Parents should not be allowed to choose their baby's sex simply to balance their family, a snapshot survey finds.
Sex selection was discussed before people were asked their views
The Newcastle University study showed that 80% of people questioned felt social sex selection was wrong.
They feared children could be turned into "consumer items", and that sex selection could lead to choosing babies on the basis of eye or hair colour.
The survey follows a recent Commons Science and Technology Committee report which advocated allowing gender choice.
However, the committee did not unanimously back the report.
Researchers from the Policy Ethics and Life Sciences Unit at Newcastle University interviewed 48 male and female members of the public and 10 medics.
They were asked their opinions after a discussion about the pros and cons of selecting the sex of a baby.
There were concerns that allowing a choice of sex could send out the message that it is morally acceptable to have a strong preference for one sex over the other.
Others suggested that offering choices like this might place an unfair burden on ordinary people.
Dr Tom Shakespeare, author of the study, which was funded by the Welcome Trust, said there had been some surprise that those questioned were so vehemently against sex selection.
"A lot of people say there is nothing wrong with sex selection, but the lay people we spoke to thought that it would change something important.
"I was surprised by the results, but these were not off-the-cuff remarks.
"These were the results of considered views after an hour or two of discussion.
"With a lot of subjects we have found that people change their minds, but not on this."
He added: "Our participants were very markedly against pre-natal sex selection (PSS).
"There was a greater ambivalence about using pre-implantation genetic diagnosis (PGD) to select against genetic defect.
The 'family balancing' argument - where couples choose to have a child of one sex when they already have children of the other - had little support.
'Thin end of the wedge'
And there were fears sex selection could be the thin end of the wedge.
One said: "Where does it actually stop? Do you stop at boys, girls, blonde hair, blue eyes. superior race where does it stop?"
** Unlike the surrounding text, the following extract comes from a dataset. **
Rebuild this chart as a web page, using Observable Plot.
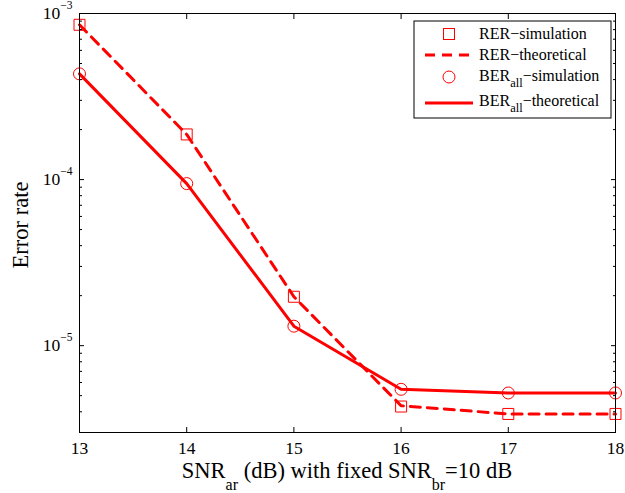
<!DOCTYPE html>
<html><head><meta charset="utf-8">
<script src="https://cdn.jsdelivr.net/npm/d3@7"></script>
<script src="https://cdn.jsdelivr.net/npm/@observablehq/plot@0.6"></script>
<style>
body{margin:0;background:#fff}
#chart svg{display:block;font-family:"Liberation Serif","Times New Roman",serif}
</style>
</head><body><div id="chart"></div>
<script>
const snr = [13, 14, 15, 16, 17, 18];
const rerSim = [8.55e-4, 1.87e-4, 1.97e-5, 4.3e-6, 3.88e-6, 3.88e-6];
const rerTheory = [8.55e-4, 1.87e-4, 1.97e-5, 4.35e-6, 3.88e-6, 3.88e-6];
const berSim = [4.33e-4, 9.46e-5, 1.31e-5, 5.46e-6, 5.19e-6, 5.19e-6];
const berTheory = [4.33e-4, 9.46e-5, 1.31e-5, 5.46e-6, 5.19e-6, 5.19e-6];
const xTicks = [13, 14, 15, 16, 17, 18];
const yMajor = [1e-5, 1e-4, 1e-3];
const yMinor = [3e-6,4e-6,5e-6,6e-6,7e-6,8e-6,9e-6,2e-5,3e-5,4e-5,5e-5,6e-5,7e-5,8e-5,9e-5,2e-4,3e-4,4e-4,5e-4,6e-4,7e-4,8e-4,9e-4];
const yDomain = [3e-6, 1e-3];
const legendLabels = [["RER", "", "−simulation"], ["RER", "", "−theoretical"], ["BER", "all", "−simulation"], ["BER", "all", "−theoretical"]];
const xLabelParts = [["SNR", false], ["ar", true], [" (dB) with fixed SNR", false], ["br", true], ["=10 dB", false]];
const yLabel = "Error rate";

const rer = snr.map((x, i) => ({x, sim: rerSim[i], th: rerTheory[i]}));
const ber = snr.map((x, i) => ({x, sim: berSim[i], th: berTheory[i]}));
const RED = "#ff0000";

const plot = Plot.plot({
  width: 625, height: 493,
  marginLeft: 79, marginRight: 10, marginTop: 13, marginBottom: 61,
  style: {fontFamily: "Liberation Serif, Times New Roman, serif", background: "#fff", color: "#000"},
  x: {domain: [13, 18]},
  y: {type: "log", domain: yDomain},
  marks: [
    Plot.line(rer, {x: "x", y: "th", stroke: RED, strokeWidth: 3, strokeDasharray: "10,7"}),
    Plot.line(ber, {x: "x", y: "th", stroke: RED, strokeWidth: 3}),
    Plot.dot(rer, {x: "x", y: "sim", symbol: "square", r: 6.2, stroke: RED, strokeWidth: 1, fill: "none"}),
    Plot.dot(ber, {x: "x", y: "sim", symbol: "circle", r: 6, stroke: RED, strokeWidth: 1, fill: "none"}),
    // tick labels
    Plot.axisX(xTicks, {anchor: "bottom", tickSize: 0, tickPadding: 9, fontSize: 17.5, label: null}),
    Plot.axisY(yMajor, {anchor: "left", tickSize: 0, tickPadding: 7, fontSize: 17.5, label: null,
      tickFormat: d => "10^" + Math.round(Math.log10(d))}),
    // inward ticks
    Plot.axisX(xTicks, {anchor: "bottom", tickSize: 5, dy: -5, fill: "none", label: null}),
    Plot.axisX(xTicks, {anchor: "top", tickSize: 5, dy: 5, fill: "none", label: null}),
    Plot.axisY(yMajor, {anchor: "left", tickSize: 5, dx: 5, fill: "none", label: null}),
    Plot.axisY(yMinor, {anchor: "left", tickSize: 3, dx: 3, fill: "none", label: null}),
    Plot.axisY(yMajor, {anchor: "right", tickSize: 5, dx: -5, fill: "none", label: null}),
    Plot.axisY(yMinor, {anchor: "right", tickSize: 3, dx: -3, fill: "none", label: null}),
    Plot.frame({stroke: "#000", strokeWidth: 1})
  ]
});
document.getElementById("chart").appendChild(plot);

const svg = d3.select(plot);
// superscript exponents for y tick labels
svg.selectAll('g[aria-label="y-axis tick label"] text').each(function() {
  const t = this.textContent;
  const m = t.match(/^10\^(-?\d+)$/);
  if (!m) return;
  const exp = m[1].replace("-", "−");
  this.textContent = "10";
  d3.select(this).append("tspan").attr("dy", "-10").attr("font-size", 11.5).text(exp);
});

// x axis label
const xl = svg.append("text").attr("x", 347).attr("y", 478).attr("text-anchor", "middle")
  .attr("font-size", 22.5).attr("fill", "#000");
xLabelParts.forEach(([s, sub], i) => {
  const prevSub = i > 0 && xLabelParts[i - 1][1];
  const ts = xl.append("tspan").text(s);
  if (sub) ts.attr("dy", 12).attr("font-size", 16);
  else if (prevSub) ts.attr("dy", -12);
});

// y axis label
svg.append("text").attr("transform", "translate(28,225) rotate(-90)").attr("text-anchor", "middle")
  .attr("font-size", 22.5).attr("fill", "#000").text(yLabel);

// legend
const lg = svg.append("g");
lg.append("rect").attr("x", 414).attr("y", 21).attr("width", 197).attr("height", 97)
  .attr("fill", "#fff").attr("stroke", "#000").attr("stroke-width", 1);
const rows = [34, 55, 76, 101];
lg.append("rect").attr("x", 449 - 5.5).attr("y", rows[0] - 5.5).attr("width", 11).attr("height", 11)
  .attr("fill", "none").attr("stroke", RED);
lg.append("line").attr("x1", 425).attr("x2", 473).attr("y1", rows[1]).attr("y2", rows[1])
  .attr("stroke", RED).attr("stroke-width", 3).attr("stroke-dasharray", "10,7");
lg.append("circle").attr("cx", 449).attr("cy", rows[2] + 1).attr("r", 6).attr("fill", "none").attr("stroke", RED);
lg.append("line").attr("x1", 425).attr("x2", 473).attr("y1", rows[3] + 2).attr("y2", rows[3] + 2)
  .attr("stroke", RED).attr("stroke-width", 3);
legendLabels.forEach(([a, sub, b], i) => {
  const t = lg.append("text").attr("x", 479).attr("y", rows[i]).attr("dy", "0.34em")
    .attr("text-anchor", "start").attr("font-size", 16).attr("fill", "#000");
  t.append("tspan").text(a);
  if (sub) {
    t.append("tspan").attr("dy", 6).attr("font-size", 12.5).text(sub);
    t.append("tspan").attr("dy", -6).text(b);
  } else {
    t.append("tspan").text(b);
  }
});
</script>
</body></html>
Josephine Quintavalle, speaking on behalf of Comment on Reproductive Ethics (CORE), said she was delighted by the finding, which she called 'a victory for common sense."
"The public know where limits should be and it gladdens my heart."
She added that she felt the minority were the driving force behind allowing sex selection.
And a spokesman for the Human Fertilisation and Embryology Association (HFEA) reinforced their own research that the public were not in favour of sex selection for social reasons.
But Dr Evan Harris, a Liberal Democrat member of the Science and Technology committee, who backed the committee's report, said he felt opinion polls should not be allowed to affect any policy making for others unless it could be shown that the decisions being taken might cause harm.
"The point about reproductive autonomy is not whether people think it is a good idea, but whether people themselves think it is such a bad idea that it would do harm."